Una domanda che non è solo provocatoria. «Questi ultimi due episodi, seppur diversi tra loro – analizza il presidente di Antigone – testimoniano come il sistema giustizia continui a essere fallimentare». Una cattiva gestione che dipende da una serie di concause a diversi livelli: giuridico, organizzativo, economico e politico. «Non è ammissibile – critica Bisagna – che in carcere e di carcere si debba continuare a morire. Lo Stato non ha solo il dovere morale ma soprattutto quello giuridico di tutelare le esistenze di chi è rinchiuso nelle strutture carcerarie». Ovvero, la responsabilità di impedire la morte delle persone che sono sotto la tutela dello Stato. «E invece – continua – di fronte a una questione che è di natura strutturale, e non solo imputabile alle singole direzioni carcerarie o al personale, si assiste alla chiusura nella burocratizzazione del problema che rende le carceri luoghi inumani. Avere le carte a posto, coincide sempre con l’avere la coscienza a posto?», si chiede Bisagna.

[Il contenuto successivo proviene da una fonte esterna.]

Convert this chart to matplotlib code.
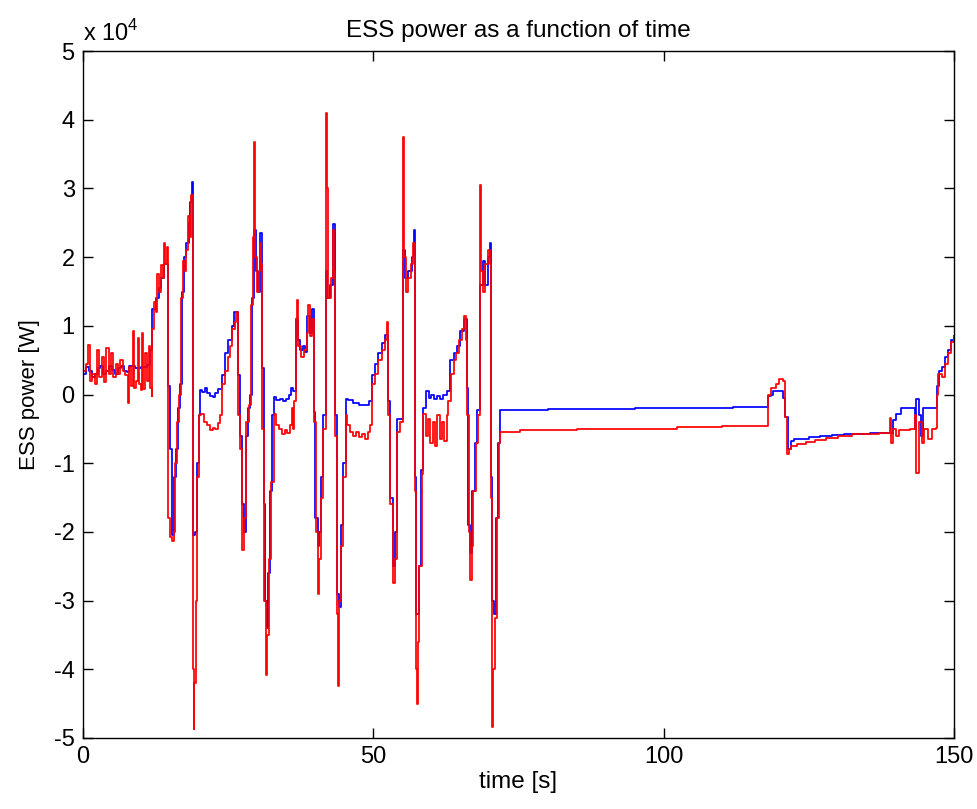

Dall’architettura delle strutture ai disagi logistici legati agli ambienti inadatti e ai servizi scarsi fino alla carenza del personale dell’area educativa e alla mancanza di assistenza psichiatrica. «Circa la metà delle persone detenute nelle carceri siciliane – analizza il presidente di Antigone – soffre di patologie psichiatriche ed è in cura farmacologica in cella». Metadone, psicofarmaci, stabilizzanti dell’umore e antidepressivi. Senza considerare che non esistono dati sulle doppie diagnosi, ovvero su chi a una dipendenza associa anche una malattia psichiatrica. «Come tutta l’assistenza medica – fa notare Bisagna – anche quella psichiatrica, dentro le carceri, è affidata alle aziende sanitarie provinciali». Questo significa che è lo stesso distretto di salute mentale dell’Asp, che copre tutto il territorio delle diverse province, a occuparsi pure delle case circondariali che ricadono in quell’area. «Da tempo – sottolinea – chiediamo che, invece, venga istituito un servizio specifico che si occupi delle situazioni di salute delle persone detenute».

Una delle tante proposte di Antigone per migliorare le condizioni di chi è costretto a vivere rinchiuso e anche per fare in modo che non si pensi più alla morte come unica forma di libertà possibile. «Serve intervenire su più livelli – chiarisce Bisagna – a partire, però, da una rivalutazione di scelte di politica giudiziaria: dalla custodia cautelare che in carcere dovrebbe essere l’estrema ratio, alle misure alternative alla detenzione nelle case circondariali che, invece, restano intrappolate troppo spesso nell’imbuto dei tribunali di sorveglianza tra lentezze e lungaggini burocratiche che macinano le persone».